Without the pictures, retype exactly the lines from the top of the entries below through the line that contains "(0,0) rectangle (497,720);".

[Source records]
************

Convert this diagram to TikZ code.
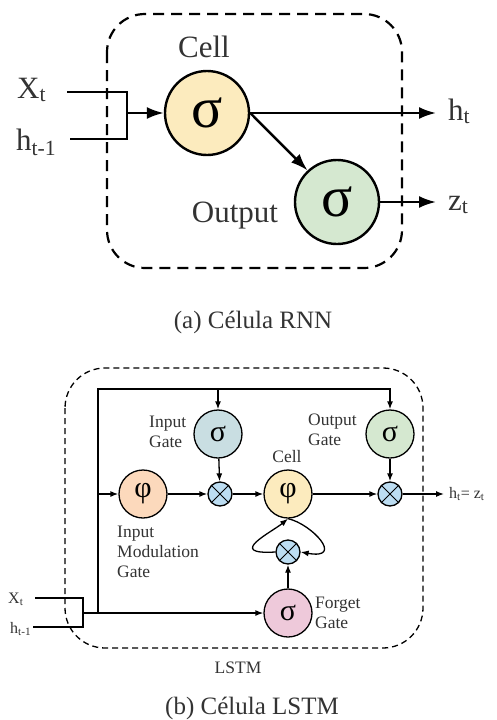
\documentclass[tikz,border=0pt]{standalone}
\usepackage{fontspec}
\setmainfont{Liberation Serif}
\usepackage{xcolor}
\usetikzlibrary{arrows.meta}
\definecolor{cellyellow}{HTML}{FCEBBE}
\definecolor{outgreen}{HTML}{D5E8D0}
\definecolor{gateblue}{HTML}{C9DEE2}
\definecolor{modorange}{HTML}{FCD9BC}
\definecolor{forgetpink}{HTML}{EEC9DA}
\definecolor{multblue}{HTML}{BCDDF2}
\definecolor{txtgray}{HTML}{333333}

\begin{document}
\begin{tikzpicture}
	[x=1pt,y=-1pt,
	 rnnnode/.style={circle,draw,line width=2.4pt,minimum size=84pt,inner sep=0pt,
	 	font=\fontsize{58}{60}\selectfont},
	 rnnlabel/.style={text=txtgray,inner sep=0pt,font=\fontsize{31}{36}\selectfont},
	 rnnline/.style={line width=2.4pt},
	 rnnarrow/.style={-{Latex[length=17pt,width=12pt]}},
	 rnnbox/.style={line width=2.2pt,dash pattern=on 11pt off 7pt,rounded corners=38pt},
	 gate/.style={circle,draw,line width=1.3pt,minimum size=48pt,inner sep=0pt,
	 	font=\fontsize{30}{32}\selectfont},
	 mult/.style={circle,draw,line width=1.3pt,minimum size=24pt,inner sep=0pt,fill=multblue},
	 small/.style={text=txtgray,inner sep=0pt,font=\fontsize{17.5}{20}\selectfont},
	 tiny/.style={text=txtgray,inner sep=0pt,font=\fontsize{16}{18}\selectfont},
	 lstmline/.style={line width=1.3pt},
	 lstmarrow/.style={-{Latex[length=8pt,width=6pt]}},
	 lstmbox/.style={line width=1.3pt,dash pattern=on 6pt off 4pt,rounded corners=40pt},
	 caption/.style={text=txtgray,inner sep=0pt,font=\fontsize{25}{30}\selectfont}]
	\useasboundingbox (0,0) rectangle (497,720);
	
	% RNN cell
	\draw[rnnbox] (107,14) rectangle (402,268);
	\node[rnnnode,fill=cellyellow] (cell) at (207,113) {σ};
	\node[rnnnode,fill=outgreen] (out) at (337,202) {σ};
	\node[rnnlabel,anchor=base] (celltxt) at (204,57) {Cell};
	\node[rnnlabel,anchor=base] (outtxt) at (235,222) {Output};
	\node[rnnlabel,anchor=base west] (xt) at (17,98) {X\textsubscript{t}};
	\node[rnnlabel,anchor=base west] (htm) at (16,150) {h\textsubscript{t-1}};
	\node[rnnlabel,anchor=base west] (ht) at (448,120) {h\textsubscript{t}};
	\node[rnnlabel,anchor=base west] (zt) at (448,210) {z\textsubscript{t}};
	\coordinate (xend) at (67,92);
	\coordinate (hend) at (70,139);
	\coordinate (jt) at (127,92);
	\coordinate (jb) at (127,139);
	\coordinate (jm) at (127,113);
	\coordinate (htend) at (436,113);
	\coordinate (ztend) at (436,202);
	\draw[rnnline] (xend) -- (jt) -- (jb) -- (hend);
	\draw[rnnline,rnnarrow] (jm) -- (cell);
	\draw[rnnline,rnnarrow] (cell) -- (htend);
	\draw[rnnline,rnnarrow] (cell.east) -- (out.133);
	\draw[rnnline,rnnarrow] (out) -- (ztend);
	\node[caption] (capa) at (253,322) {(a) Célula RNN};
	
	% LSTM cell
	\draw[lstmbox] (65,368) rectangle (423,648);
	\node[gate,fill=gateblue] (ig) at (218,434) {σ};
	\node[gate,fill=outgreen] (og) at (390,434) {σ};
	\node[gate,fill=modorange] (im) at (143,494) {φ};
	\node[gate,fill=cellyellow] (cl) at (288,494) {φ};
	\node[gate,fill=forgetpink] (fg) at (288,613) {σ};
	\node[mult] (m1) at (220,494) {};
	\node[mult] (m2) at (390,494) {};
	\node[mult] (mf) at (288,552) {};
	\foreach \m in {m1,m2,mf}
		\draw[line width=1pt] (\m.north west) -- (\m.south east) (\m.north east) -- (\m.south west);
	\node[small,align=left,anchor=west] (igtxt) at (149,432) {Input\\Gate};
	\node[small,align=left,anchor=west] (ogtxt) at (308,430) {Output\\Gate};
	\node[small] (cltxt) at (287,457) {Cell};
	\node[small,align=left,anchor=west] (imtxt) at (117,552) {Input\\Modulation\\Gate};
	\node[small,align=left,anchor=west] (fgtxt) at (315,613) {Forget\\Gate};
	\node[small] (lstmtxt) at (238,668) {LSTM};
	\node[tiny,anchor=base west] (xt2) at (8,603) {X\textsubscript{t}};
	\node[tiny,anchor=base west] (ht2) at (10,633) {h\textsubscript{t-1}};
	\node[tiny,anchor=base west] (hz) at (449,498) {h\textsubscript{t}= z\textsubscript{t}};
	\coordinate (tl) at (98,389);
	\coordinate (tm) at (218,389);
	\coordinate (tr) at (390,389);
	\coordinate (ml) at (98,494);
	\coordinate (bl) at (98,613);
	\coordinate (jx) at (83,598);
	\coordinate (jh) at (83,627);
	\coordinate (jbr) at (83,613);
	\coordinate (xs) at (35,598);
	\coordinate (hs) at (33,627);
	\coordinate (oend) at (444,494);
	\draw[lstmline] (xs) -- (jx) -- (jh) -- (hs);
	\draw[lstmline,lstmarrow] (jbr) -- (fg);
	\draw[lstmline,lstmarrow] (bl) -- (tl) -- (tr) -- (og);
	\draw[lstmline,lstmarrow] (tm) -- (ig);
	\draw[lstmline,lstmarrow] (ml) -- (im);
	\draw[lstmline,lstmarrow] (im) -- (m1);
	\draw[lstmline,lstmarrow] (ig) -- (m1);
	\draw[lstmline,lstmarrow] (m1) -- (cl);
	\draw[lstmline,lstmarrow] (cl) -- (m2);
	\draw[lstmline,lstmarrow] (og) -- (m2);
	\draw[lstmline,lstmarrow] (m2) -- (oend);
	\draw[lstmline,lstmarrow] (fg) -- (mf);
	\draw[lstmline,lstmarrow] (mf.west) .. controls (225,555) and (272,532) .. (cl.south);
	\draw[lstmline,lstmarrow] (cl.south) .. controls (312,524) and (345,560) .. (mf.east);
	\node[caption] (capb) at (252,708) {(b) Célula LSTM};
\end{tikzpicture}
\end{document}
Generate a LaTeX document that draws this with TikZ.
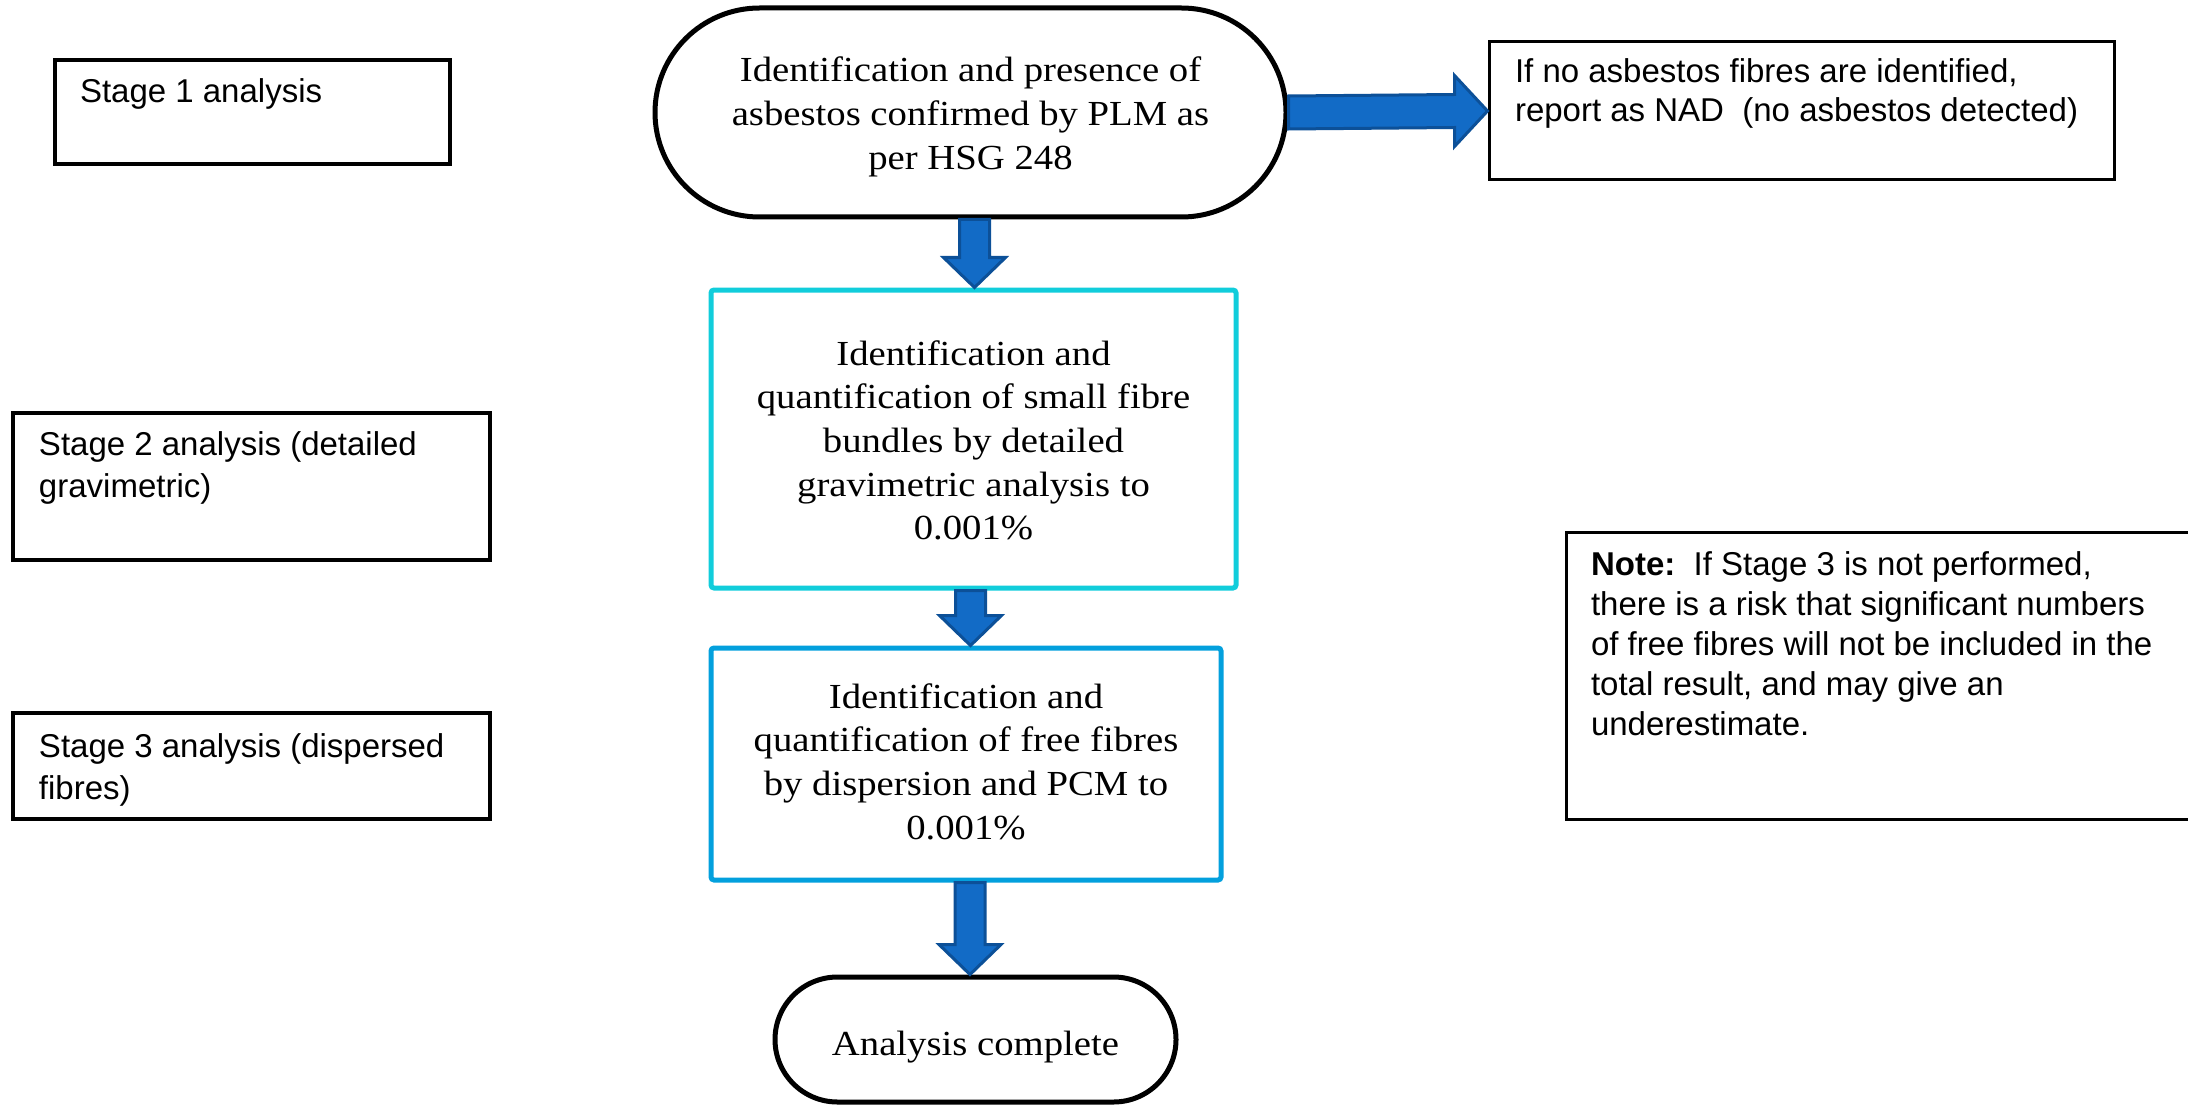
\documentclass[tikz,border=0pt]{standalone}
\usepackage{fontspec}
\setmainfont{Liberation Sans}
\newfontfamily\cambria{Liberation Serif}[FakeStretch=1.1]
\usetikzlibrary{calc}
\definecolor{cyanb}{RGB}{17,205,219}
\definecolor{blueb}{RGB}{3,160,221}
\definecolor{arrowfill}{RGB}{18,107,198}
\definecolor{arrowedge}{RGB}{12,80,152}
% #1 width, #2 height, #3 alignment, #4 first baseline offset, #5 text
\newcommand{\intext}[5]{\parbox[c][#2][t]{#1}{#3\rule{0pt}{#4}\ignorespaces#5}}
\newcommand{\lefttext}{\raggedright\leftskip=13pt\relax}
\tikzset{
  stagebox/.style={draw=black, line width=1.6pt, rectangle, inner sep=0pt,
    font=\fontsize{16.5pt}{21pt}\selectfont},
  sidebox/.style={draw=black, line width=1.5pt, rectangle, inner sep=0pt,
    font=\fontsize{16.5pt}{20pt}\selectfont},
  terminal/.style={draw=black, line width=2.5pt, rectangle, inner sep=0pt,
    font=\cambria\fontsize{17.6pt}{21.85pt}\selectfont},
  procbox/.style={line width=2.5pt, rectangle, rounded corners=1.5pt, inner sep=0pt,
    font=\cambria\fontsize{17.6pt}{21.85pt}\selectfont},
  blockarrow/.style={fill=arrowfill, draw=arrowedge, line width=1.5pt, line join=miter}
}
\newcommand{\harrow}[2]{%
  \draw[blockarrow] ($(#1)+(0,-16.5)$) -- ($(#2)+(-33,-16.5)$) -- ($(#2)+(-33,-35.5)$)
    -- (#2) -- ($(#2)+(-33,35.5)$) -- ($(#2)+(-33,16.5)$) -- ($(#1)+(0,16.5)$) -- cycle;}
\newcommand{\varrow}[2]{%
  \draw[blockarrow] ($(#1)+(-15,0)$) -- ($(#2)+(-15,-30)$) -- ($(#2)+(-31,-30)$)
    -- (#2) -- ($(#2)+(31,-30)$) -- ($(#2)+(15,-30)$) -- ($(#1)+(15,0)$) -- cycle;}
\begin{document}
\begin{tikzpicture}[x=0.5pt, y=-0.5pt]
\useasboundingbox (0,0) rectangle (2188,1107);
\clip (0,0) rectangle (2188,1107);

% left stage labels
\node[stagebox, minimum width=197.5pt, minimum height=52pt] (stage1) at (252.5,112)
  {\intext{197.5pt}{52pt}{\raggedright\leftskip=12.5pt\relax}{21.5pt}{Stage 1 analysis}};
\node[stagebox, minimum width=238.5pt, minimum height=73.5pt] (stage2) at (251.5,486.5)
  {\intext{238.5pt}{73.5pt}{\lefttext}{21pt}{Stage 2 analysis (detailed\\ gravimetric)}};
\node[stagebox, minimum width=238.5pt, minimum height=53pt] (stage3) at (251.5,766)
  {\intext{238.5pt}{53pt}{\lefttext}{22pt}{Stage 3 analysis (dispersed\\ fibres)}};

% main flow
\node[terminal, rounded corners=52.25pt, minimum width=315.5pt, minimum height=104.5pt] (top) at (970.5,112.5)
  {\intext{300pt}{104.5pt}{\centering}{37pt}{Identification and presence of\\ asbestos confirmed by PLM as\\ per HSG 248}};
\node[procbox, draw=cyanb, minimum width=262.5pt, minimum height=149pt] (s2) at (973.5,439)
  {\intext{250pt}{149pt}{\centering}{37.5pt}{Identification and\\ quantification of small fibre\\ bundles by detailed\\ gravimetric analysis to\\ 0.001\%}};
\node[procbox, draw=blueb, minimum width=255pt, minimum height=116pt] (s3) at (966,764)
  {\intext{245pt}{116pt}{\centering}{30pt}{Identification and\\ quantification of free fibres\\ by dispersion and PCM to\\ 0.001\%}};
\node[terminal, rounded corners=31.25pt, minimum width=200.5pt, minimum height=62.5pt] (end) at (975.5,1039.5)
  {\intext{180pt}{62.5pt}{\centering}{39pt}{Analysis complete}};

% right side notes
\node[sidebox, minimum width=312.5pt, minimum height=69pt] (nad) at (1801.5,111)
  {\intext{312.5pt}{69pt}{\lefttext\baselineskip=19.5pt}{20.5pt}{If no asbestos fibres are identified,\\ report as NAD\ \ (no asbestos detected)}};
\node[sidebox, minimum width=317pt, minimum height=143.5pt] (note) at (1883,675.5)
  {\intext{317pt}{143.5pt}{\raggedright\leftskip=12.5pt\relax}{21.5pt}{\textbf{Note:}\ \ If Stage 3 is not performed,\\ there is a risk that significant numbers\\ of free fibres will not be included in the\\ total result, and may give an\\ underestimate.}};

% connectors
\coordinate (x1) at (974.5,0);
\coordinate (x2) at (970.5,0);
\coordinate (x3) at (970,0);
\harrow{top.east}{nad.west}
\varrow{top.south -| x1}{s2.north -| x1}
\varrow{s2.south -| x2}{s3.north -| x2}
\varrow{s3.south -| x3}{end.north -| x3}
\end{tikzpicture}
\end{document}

************

• Correct response:
Convert this diagram to TikZ code.
\documentclass[tikz,border=0pt]{standalone}
\usepackage{fontspec}
\setmainfont{Liberation Serif}
\usepackage{xcolor}
\usetikzlibrary{arrows.meta}
\definecolor{cellyellow}{HTML}{FCEBBE}
\definecolor{outgreen}{HTML}{D5E8D0}
\definecolor{gateblue}{HTML}{C9DEE2}
\definecolor{modorange}{HTML}{FCD9BC}
\definecolor{forgetpink}{HTML}{EEC9DA}
\definecolor{multblue}{HTML}{BCDDF2}
\definecolor{txtgray}{HTML}{333333}

\begin{document}
\begin{tikzpicture}
	[x=1pt,y=-1pt,
	 rnnnode/.style={circle,draw,line width=2.4pt,minimum size=84pt,inner sep=0pt,
	 	font=\fontsize{58}{60}\selectfont},
	 rnnlabel/.style={text=txtgray,inner sep=0pt,font=\fontsize{31}{36}\selectfont},
	 rnnline/.style={line width=2.4pt},
	 rnnarrow/.style={-{Latex[length=17pt,width=12pt]}},
	 rnnbox/.style={line width=2.2pt,dash pattern=on 11pt off 7pt,rounded corners=38pt},
	 gate/.style={circle,draw,line width=1.3pt,minimum size=48pt,inner sep=0pt,
	 	font=\fontsize{30}{32}\selectfont},
	 mult/.style={circle,draw,line width=1.3pt,minimum size=24pt,inner sep=0pt,fill=multblue},
	 small/.style={text=txtgray,inner sep=0pt,font=\fontsize{17.5}{20}\selectfont},
	 tiny/.style={text=txtgray,inner sep=0pt,font=\fontsize{16}{18}\selectfont},
	 lstmline/.style={line width=1.3pt},
	 lstmarrow/.style={-{Latex[length=8pt,width=6pt]}},
	 lstmbox/.style={line width=1.3pt,dash pattern=on 6pt off 4pt,rounded corners=40pt},
	 caption/.style={text=txtgray,inner sep=0pt,font=\fontsize{25}{30}\selectfont}]
	\useasboundingbox (0,0) rectangle (497,720);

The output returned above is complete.